# RECORDS PROVIDED

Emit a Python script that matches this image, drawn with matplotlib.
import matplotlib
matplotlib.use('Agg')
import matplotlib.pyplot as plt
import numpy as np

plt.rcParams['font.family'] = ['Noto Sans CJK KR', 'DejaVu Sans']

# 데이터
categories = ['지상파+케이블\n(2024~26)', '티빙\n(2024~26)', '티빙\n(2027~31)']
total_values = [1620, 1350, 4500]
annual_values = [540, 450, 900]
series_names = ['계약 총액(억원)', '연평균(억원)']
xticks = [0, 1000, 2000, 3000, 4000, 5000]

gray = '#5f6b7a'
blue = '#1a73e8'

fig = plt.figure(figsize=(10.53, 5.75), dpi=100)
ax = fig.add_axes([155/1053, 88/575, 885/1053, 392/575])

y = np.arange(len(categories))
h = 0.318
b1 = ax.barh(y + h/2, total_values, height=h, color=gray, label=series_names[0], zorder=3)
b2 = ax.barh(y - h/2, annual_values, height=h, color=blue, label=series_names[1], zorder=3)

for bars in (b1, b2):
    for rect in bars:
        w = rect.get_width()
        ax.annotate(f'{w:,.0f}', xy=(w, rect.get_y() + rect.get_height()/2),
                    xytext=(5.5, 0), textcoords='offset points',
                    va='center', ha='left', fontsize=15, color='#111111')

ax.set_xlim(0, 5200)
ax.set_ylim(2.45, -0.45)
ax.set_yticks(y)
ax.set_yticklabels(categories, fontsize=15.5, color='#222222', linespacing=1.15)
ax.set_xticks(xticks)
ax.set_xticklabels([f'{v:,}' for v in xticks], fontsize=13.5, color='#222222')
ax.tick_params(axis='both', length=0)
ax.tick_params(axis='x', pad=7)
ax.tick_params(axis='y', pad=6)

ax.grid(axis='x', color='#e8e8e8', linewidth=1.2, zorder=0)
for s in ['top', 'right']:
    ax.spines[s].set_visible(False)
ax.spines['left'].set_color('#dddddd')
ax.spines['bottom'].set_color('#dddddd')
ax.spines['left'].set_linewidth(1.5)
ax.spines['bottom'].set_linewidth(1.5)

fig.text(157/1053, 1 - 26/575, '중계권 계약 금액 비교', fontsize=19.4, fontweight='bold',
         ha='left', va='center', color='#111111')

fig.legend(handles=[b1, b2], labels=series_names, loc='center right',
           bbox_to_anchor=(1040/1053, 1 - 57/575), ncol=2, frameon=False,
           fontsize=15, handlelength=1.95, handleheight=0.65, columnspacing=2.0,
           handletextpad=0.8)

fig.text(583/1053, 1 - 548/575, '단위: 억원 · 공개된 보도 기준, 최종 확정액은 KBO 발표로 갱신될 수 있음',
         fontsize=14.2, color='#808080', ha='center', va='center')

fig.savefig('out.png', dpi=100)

---

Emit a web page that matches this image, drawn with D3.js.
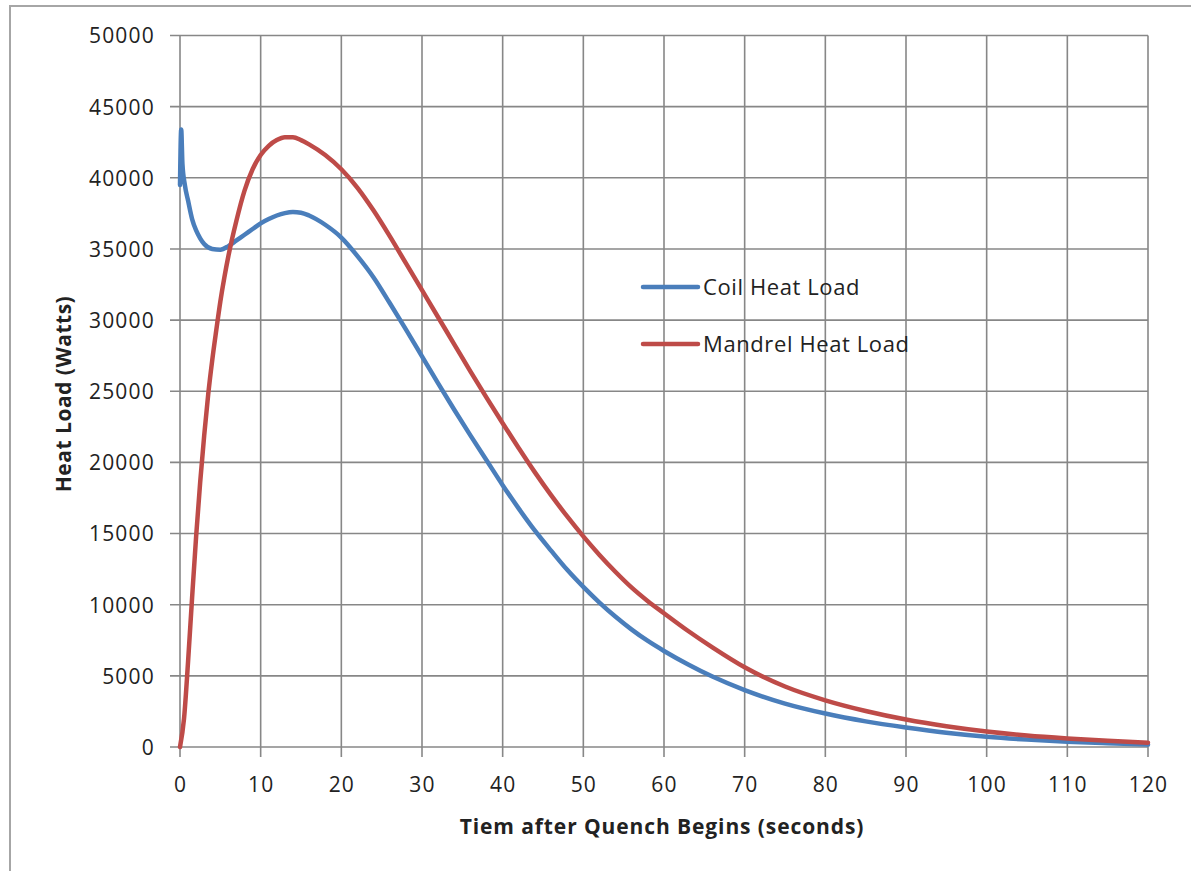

---

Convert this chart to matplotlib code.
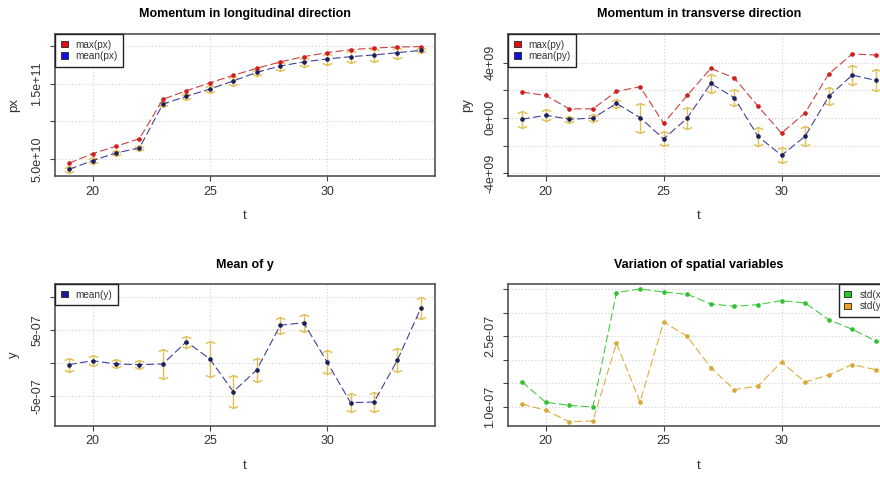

# DESCRIPTION OF THE TASK
Identify the lines in the entries above that contain "matplotlib", then copy them out.

# SOLUTION TO THIS TASK
Emit a Python script that matches this image, drawn with matplotlib.
import matplotlib
matplotlib.use('Agg')
import matplotlib.pyplot as plt
Convert this chart to matplotlib code.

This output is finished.